* Exercise instructions
Word for word, transcribe the lines below and drop the pictures.

* Data lines
☆ ☆ ☆ ☆ ☆ ☆ ☆

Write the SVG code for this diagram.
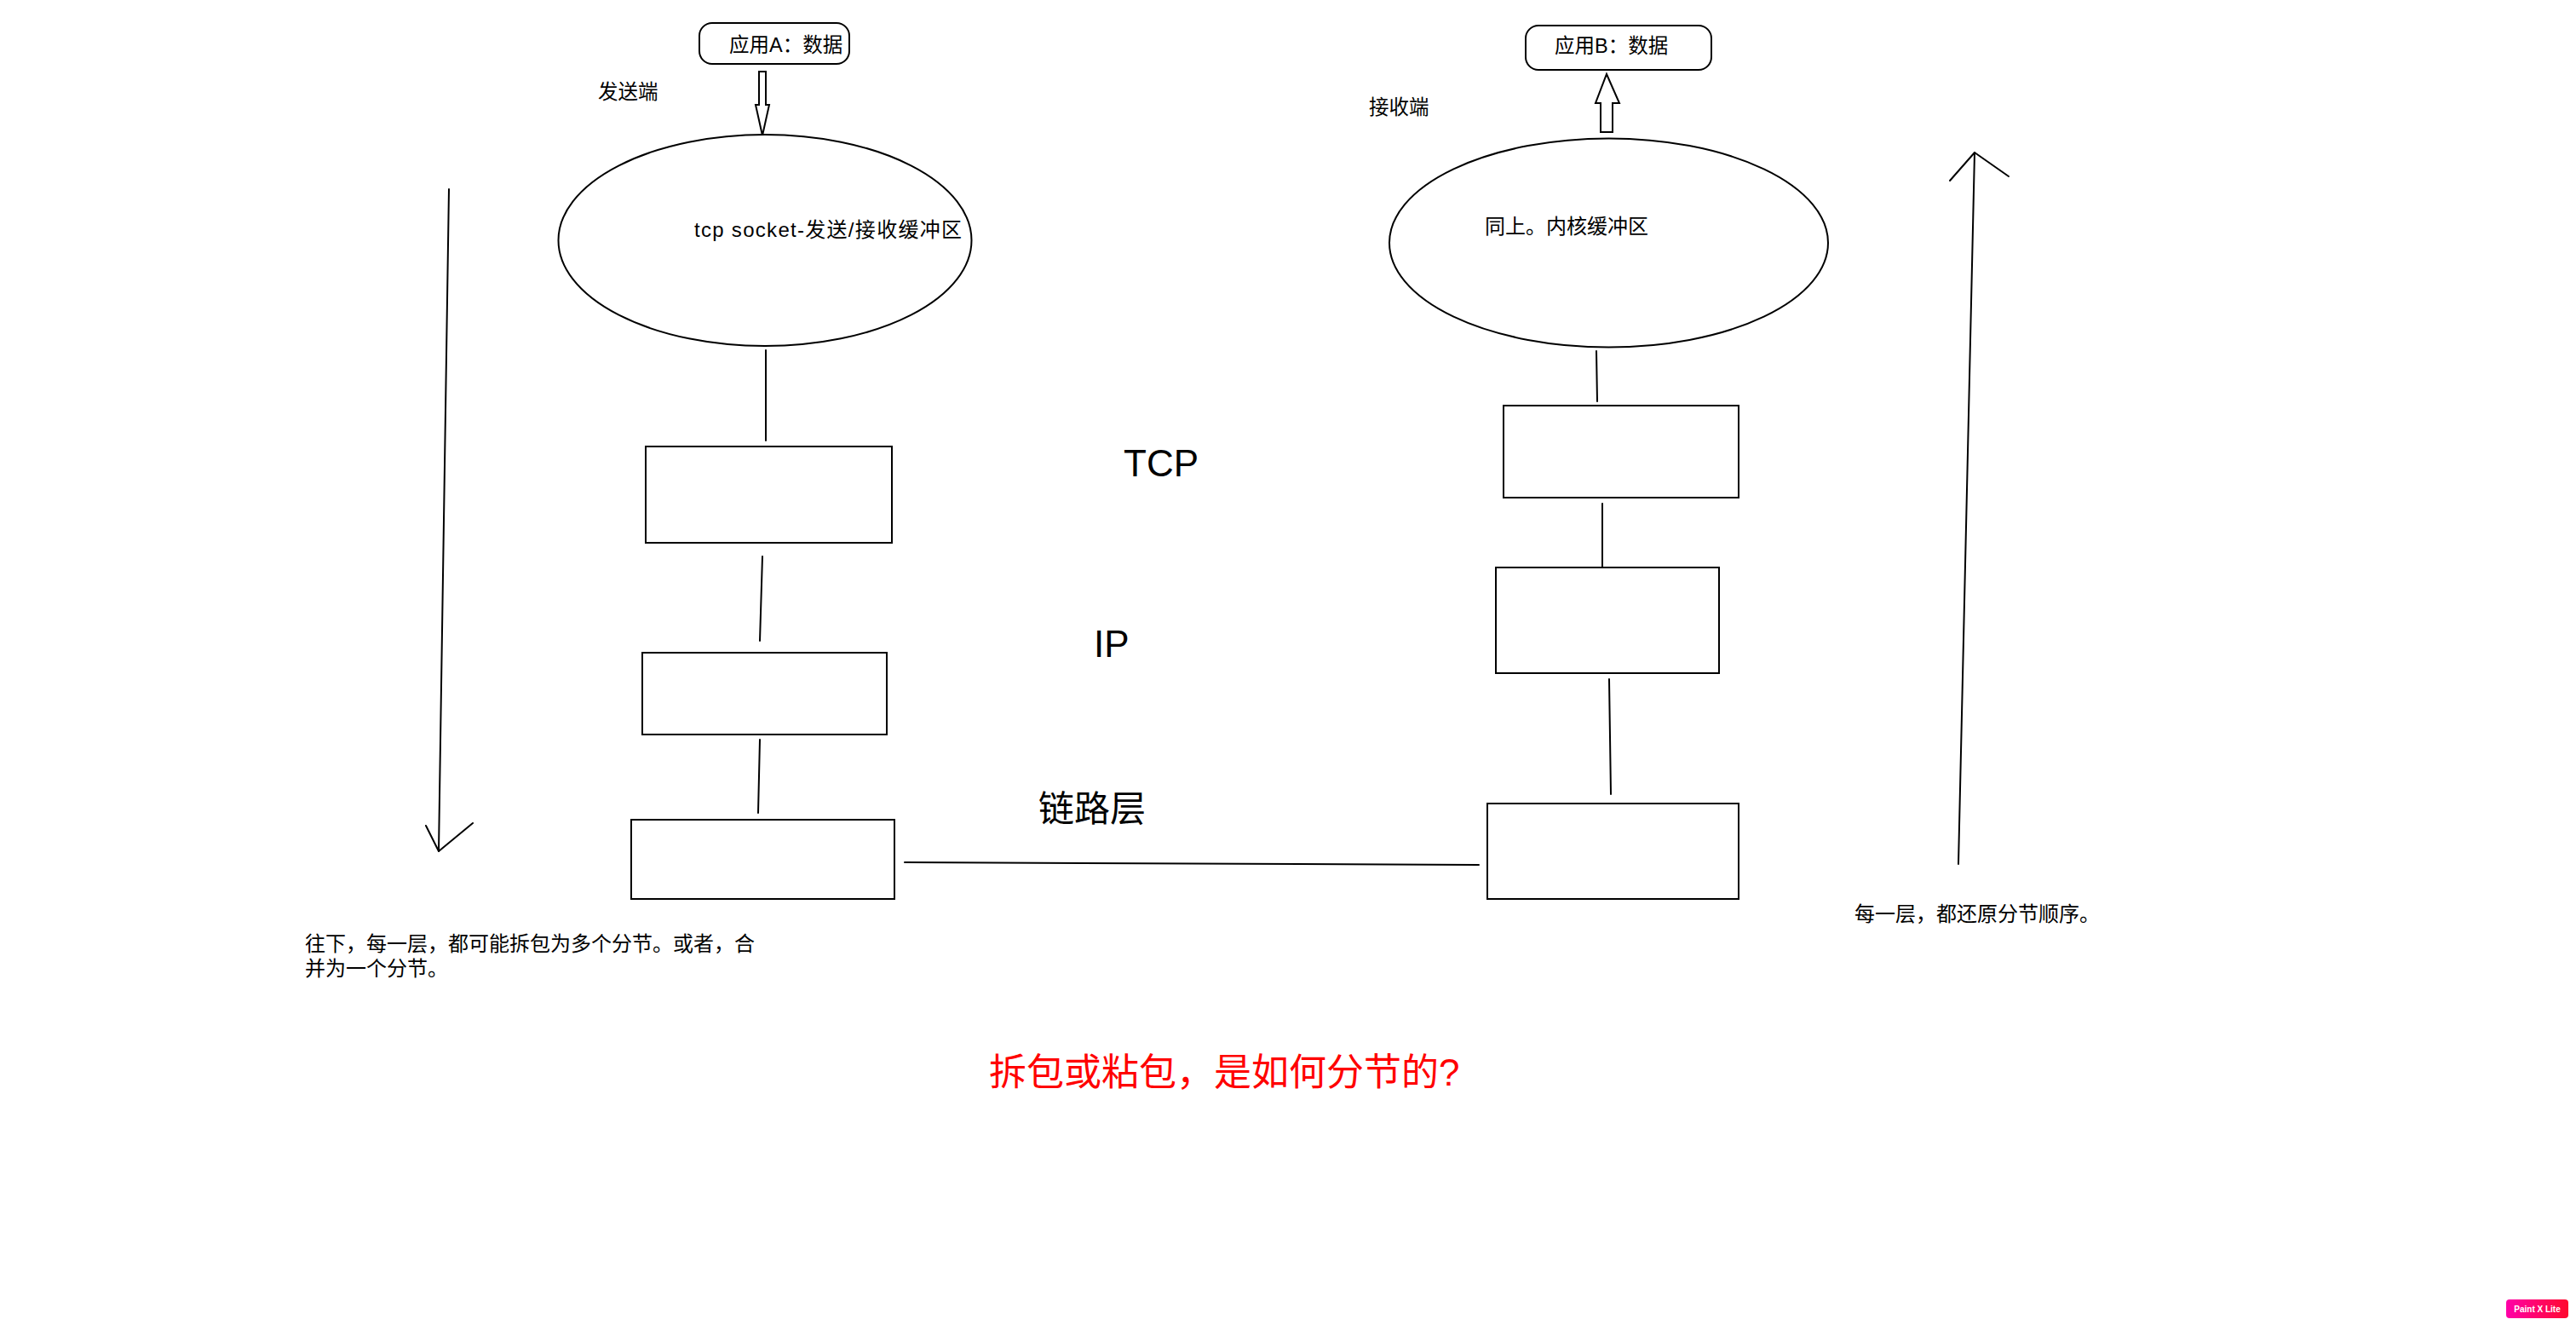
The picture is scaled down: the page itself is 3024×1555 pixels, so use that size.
<svg xmlns="http://www.w3.org/2000/svg" width="3024" height="1555" viewBox="0 0 3024 1555">
<defs>
<style>
.s{fill:#fff;stroke:#000;stroke-width:2}
.ln{fill:none;stroke:#000;stroke-width:2;stroke-linecap:round;stroke-linejoin:round}
.t{font-family:"Liberation Sans","Noto Sans CJK SC",sans-serif;font-size:24px;fill:#000}
.big{font-size:44px}
.red{fill:#ff0000}
</style>
<linearGradient id="pg" x1="0" y1="0" x2="1" y2="0">
<stop offset="0" stop-color="#ff00a8"/>
<stop offset="1" stop-color="#ff0a2e"/>
</linearGradient>
</defs>
<rect width="3024" height="1555" fill="#fff"/>

<g id="connectors">
<polygon class="s" points="891,84 899,84 899,123 903,123 895,159 887,123 891,123"/>
<polygon class="s" points="1886,87 1901,121 1893,121 1893,155 1879,155 1879,121 1873,121"/>
<line class="ln" x1="899" y1="411" x2="899" y2="517"/>
<line class="ln" x1="895" y1="653" x2="892" y2="752"/>
<line class="ln" x1="892" y1="868" x2="890" y2="954"/>
<line class="ln" x1="1062" y1="1012" x2="1736" y2="1015"/>
<line class="ln" x1="1874" y1="412" x2="1875" y2="471"/>
<line class="ln" x1="1881" y1="591" x2="1881" y2="669"/>
<line class="ln" x1="1889" y1="797" x2="1891" y2="932"/>
<line class="ln" x1="527" y1="222" x2="515" y2="999"/>
<polyline class="ln" points="500,969 515,999 555,966"/>
<line class="ln" x1="2299" y1="1014" x2="2318" y2="179"/>
<polyline class="ln" points="2289,212 2318,179 2358,207"/>
</g>

<g id="appA">
<rect class="s" x="821" y="27" width="176" height="48" rx="15" ry="15"/>
<text class="t" x="856" y="61" style="font-size:23.5px">应用A：数据</text>
</g>
<g id="appB">
<rect class="s" x="1791" y="30" width="218" height="52" rx="15" ry="15"/>
<text class="t" x="1825" y="62" style="font-size:23.5px">应用B：数据</text>
</g>

<g id="label-sender"><text class="t" x="702" y="116" style="font-size:23.5px">发送端</text></g>
<g id="label-receiver"><text class="t" x="1607" y="134" style="font-size:23.5px">接收端</text></g>

<g id="socketA">
<ellipse class="s" cx="898" cy="282" rx="242.5" ry="124"/>
<text class="t" x="815" y="278" textLength="314" lengthAdjust="spacing">tcp socket-发送/接收缓冲区</text>
</g>
<g id="socketB">
<ellipse class="s" cx="1888.5" cy="285" rx="257.5" ry="122.5"/>
<text class="t" x="1743" y="274">同上。内核缓冲区</text>
</g>

<g id="tcpA"><rect class="s" x="758" y="524" width="289" height="113"/></g>
<g id="ipA"><rect class="s" x="754" y="766" width="287" height="96"/></g>
<g id="linkA"><rect class="s" x="741" y="962" width="309" height="93"/></g>
<g id="tcpB"><rect class="s" x="1765" y="476" width="276" height="108"/></g>
<g id="ipB"><rect class="s" x="1756" y="666" width="262" height="124"/></g>
<g id="linkB"><rect class="s" x="1746" y="943" width="295" height="112"/></g>

<g id="label-tcp"><text class="t big" x="1319" y="559">TCP</text></g>
<g id="label-ip"><text class="t big" x="1284" y="771">IP</text></g>
<g id="label-link"><text class="t" x="1219" y="964" style="font-size:42px">链路层</text></g>

<g id="note-down">
<text class="t" x="358" y="1116">往下，每一层，都可能拆包为多个分节。或者，合</text>
<text class="t" x="358" y="1145">并为一个分节。</text>
</g>
<g id="note-up"><text class="t" x="2177" y="1081">每一层，都还原分节顺序。</text></g>

<g id="question"><text class="t big red" x="1161" y="1274">拆包或粘包，是如何分节的?</text></g>

<g id="badge">
<rect x="2942" y="1525" width="73" height="22" rx="4" fill="url(#pg)"/>
<text x="2978.5" y="1540" text-anchor="middle" style="font-family:'Liberation Sans',sans-serif;font-weight:bold;font-size:10px;fill:#fff">Paint X Lite</text>
</g>
</svg>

☆ ☆ ☆ ☆ ☆ ☆ ☆

* Final answer
Write the SVG code for this diagram.
The picture is scaled down: the page itself is 3024×1555 pixels, so use that size.
<svg xmlns="http://www.w3.org/2000/svg" width="3024" height="1555" viewBox="0 0 3024 1555">
<defs>
<style>
.s{fill:#fff;stroke:#000;stroke-width:2}
.ln{fill:none;stroke:#000;stroke-width:2;stroke-linecap:round;stroke-linejoin:round}
.t{font-family:"Liberation Sans","Noto Sans CJK SC",sans-serif;font-size:24px;fill:#000}
.big{font-size:44px}
.red{fill:#ff0000}
</style>
<linearGradient id="pg" x1="0" y1="0" x2="1" y2="0">
<stop offset="0" stop-color="#ff00a8"/>
<stop offset="1" stop-color="#ff0a2e"/>
</linearGradient>
</defs>
<rect width="3024" height="1555" fill="#fff"/>

<g id="connectors">
<polygon class="s" points="891,84 899,84 899,123 903,123 895,159 887,123 891,123"/>
<polygon class="s" points="1886,87 1901,121 1893,121 1893,155 1879,155 1879,121 1873,121"/>
<line class="ln" x1="899" y1="411" x2="899" y2="517"/>
<line class="ln" x1="895" y1="653" x2="892" y2="752"/>
<line class="ln" x1="892" y1="868" x2="890" y2="954"/>
<line class="ln" x1="1062" y1="1012" x2="1736" y2="1015"/>
<line class="ln" x1="1874" y1="412" x2="1875" y2="471"/>
<line class="ln" x1="1881" y1="591" x2="1881" y2="669"/>
<line class="ln" x1="1889" y1="797" x2="1891" y2="932"/>
<line class="ln" x1="527" y1="222" x2="515" y2="999"/>
<polyline class="ln" points="500,969 515,999 555,966"/>
<line class="ln" x1="2299" y1="1014" x2="2318" y2="179"/>
<polyline class="ln" points="2289,212 2318,179 2358,207"/>
</g>

<g id="appA">
<rect class="s" x="821" y="27" width="176" height="48" rx="15" ry="15"/>
<text class="t" x="856" y="61" style="font-size:23.5px">应用A：数据</text>
</g>
<g id="appB">
<rect class="s" x="1791" y="30" width="218" height="52" rx="15" ry="15"/>
<text class="t" x="1825" y="62" style="font-size:23.5px">应用B：数据</text>
</g>

<g id="label-sender"><text class="t" x="702" y="116" style="font-size:23.5px">发送端</text></g>
<g id="label-receiver"><text class="t" x="1607" y="134" style="font-size:23.5px">接收端</text></g>

<g id="socketA">
<ellipse class="s" cx="898" cy="282" rx="242.5" ry="124"/>
<text class="t" x="815" y="278" textLength="314" lengthAdjust="spacing">tcp socket-发送/接收缓冲区</text>
</g>
<g id="socketB">
<ellipse class="s" cx="1888.5" cy="285" rx="257.5" ry="122.5"/>
<text class="t" x="1743" y="274">同上。内核缓冲区</text>
</g>

<g id="tcpA"><rect class="s" x="758" y="524" width="289" height="113"/></g>
<g id="ipA"><rect class="s" x="754" y="766" width="287" height="96"/></g>
<g id="linkA"><rect class="s" x="741" y="962" width="309" height="93"/></g>
<g id="tcpB"><rect class="s" x="1765" y="476" width="276" height="108"/></g>
<g id="ipB"><rect class="s" x="1756" y="666" width="262" height="124"/></g>
<g id="linkB"><rect class="s" x="1746" y="943" width="295" height="112"/></g>

<g id="label-tcp"><text class="t big" x="1319" y="559">TCP</text></g>
<g id="label-ip"><text class="t big" x="1284" y="771">IP</text></g>
<g id="label-link"><text class="t" x="1219" y="964" style="font-size:42px">链路层</text></g>

<g id="note-down">
<text class="t" x="358" y="1116">往下，每一层，都可能拆包为多个分节。或者，合</text>
<text class="t" x="358" y="1145">并为一个分节。</text>
</g>
<g id="note-up"><text class="t" x="2177" y="1081">每一层，都还原分节顺序。</text></g>

<g id="question"><text class="t big red" x="1161" y="1274">拆包或粘包，是如何分节的?</text></g>

<g id="badge">
<rect x="2942" y="1525" width="73" height="22" rx="4" fill="url(#pg)"/>
<text x="2978.5" y="1540" text-anchor="middle" style="font-family:'Liberation Sans',sans-serif;font-weight:bold;font-size:10px;fill:#fff">Paint X Lite</text>
</g>
</svg>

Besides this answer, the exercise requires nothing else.